Copy every line of the entries that includes the word "this".
++++ Records provided
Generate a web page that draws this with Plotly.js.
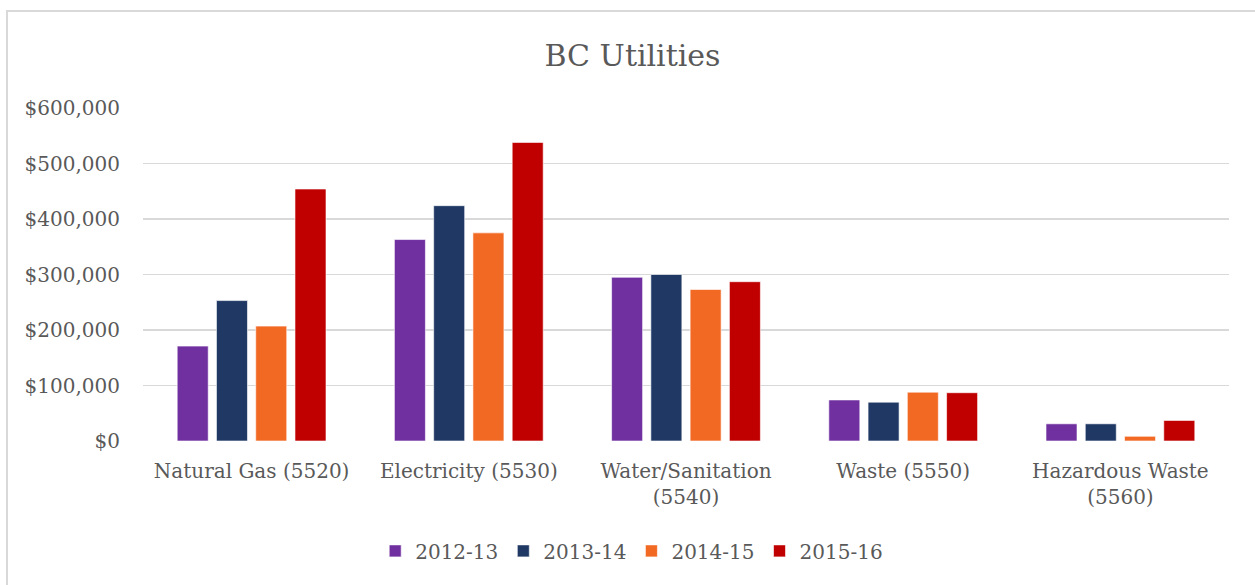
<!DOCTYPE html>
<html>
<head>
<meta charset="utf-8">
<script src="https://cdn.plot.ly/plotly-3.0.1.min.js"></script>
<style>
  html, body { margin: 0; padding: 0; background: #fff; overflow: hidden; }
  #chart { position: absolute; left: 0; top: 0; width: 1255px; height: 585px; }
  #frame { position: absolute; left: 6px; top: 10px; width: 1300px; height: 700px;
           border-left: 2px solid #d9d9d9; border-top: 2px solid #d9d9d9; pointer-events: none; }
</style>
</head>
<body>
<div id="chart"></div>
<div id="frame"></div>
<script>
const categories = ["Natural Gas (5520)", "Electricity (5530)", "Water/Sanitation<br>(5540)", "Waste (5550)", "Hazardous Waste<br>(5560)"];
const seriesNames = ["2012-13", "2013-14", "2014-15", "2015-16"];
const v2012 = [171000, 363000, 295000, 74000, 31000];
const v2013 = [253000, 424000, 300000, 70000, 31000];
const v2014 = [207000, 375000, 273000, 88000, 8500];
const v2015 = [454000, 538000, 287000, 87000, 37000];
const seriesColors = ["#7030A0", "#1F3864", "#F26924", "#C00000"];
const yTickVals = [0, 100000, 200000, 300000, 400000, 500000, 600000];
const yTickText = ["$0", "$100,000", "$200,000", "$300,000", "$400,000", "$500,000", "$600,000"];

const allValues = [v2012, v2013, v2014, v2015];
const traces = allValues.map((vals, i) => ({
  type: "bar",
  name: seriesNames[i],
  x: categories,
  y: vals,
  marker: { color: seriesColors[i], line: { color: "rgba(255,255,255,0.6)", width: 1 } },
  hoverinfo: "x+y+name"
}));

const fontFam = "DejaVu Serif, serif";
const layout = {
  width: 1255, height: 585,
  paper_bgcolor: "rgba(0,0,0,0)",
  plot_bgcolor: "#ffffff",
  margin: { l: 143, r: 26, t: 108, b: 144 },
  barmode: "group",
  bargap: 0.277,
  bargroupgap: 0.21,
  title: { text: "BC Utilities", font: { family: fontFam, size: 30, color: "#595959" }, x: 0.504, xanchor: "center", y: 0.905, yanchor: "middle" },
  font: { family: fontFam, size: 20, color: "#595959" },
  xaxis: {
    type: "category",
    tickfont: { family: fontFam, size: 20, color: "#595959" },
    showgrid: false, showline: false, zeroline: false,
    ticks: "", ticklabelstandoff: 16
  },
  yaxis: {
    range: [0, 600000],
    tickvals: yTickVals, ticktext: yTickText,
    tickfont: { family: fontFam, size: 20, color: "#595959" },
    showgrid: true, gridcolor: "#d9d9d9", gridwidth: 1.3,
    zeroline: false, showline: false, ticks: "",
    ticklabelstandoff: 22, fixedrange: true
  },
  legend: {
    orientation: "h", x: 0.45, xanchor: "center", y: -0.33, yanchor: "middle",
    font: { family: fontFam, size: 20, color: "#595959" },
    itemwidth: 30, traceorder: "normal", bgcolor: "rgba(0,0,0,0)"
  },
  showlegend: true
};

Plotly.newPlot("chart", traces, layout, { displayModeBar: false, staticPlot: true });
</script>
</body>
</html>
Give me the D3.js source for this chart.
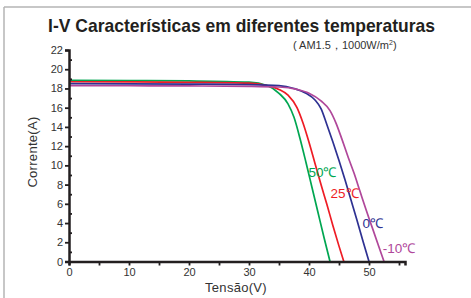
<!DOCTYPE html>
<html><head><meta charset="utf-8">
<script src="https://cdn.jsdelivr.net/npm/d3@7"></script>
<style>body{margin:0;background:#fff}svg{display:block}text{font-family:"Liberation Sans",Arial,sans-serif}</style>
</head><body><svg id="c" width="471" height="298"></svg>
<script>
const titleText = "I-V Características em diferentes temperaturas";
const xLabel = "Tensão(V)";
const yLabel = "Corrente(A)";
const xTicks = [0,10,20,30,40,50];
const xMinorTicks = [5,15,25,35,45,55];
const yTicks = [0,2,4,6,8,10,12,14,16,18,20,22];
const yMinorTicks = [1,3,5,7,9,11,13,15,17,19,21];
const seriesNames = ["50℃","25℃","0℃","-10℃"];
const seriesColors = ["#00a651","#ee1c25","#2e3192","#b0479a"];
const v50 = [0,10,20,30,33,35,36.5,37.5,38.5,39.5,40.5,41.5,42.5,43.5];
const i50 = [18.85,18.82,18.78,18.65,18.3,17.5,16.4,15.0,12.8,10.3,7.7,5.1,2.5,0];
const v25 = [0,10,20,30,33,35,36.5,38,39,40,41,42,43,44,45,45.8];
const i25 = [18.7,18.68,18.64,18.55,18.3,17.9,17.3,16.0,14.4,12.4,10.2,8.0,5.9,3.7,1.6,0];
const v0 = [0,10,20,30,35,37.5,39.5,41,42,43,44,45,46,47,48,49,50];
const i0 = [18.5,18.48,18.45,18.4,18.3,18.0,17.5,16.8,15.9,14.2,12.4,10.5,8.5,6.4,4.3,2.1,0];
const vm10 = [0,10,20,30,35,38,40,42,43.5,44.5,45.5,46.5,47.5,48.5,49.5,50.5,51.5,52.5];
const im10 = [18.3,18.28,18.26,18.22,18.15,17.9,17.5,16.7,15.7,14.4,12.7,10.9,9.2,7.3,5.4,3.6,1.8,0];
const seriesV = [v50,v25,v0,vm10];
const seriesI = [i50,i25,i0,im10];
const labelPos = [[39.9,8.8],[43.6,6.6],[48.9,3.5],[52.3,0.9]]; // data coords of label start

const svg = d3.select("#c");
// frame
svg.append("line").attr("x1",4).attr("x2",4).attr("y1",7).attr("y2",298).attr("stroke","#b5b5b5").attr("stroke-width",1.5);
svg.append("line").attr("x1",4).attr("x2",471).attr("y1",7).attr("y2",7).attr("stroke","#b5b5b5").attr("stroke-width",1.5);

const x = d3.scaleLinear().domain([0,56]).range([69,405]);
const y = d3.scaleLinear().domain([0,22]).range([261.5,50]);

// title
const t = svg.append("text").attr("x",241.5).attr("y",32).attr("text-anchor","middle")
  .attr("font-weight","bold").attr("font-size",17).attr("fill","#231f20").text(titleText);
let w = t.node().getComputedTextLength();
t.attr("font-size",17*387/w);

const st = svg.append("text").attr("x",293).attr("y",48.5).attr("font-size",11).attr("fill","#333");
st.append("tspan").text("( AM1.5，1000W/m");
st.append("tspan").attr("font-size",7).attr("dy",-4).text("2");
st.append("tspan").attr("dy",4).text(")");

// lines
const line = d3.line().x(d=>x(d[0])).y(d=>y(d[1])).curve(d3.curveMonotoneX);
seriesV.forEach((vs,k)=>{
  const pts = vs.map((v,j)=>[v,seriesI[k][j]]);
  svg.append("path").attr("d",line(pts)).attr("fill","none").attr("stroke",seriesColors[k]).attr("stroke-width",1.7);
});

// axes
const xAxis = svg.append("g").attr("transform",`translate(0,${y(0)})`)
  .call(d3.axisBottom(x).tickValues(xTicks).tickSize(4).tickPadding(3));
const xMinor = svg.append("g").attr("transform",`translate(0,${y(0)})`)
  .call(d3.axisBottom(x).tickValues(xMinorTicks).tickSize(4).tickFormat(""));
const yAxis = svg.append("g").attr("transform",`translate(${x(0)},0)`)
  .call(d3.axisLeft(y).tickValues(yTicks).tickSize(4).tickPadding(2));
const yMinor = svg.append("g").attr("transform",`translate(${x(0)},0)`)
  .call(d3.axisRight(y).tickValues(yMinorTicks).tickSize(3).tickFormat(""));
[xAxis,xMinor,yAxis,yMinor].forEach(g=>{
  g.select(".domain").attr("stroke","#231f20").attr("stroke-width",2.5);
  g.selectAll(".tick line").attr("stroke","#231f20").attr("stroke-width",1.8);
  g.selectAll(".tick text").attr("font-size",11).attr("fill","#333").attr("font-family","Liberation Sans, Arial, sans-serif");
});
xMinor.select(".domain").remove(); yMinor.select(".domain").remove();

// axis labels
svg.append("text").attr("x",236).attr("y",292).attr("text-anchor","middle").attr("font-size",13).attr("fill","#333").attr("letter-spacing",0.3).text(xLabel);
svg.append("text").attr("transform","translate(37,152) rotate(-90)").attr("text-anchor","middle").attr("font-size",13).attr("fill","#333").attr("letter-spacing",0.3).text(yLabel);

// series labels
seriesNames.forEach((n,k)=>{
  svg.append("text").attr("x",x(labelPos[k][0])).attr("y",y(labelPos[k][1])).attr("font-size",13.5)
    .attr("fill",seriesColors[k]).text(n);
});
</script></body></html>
++++++++
_Solution_
Generate a web page that draws this with Plotly.js.
Give me the D3.js source for this chart.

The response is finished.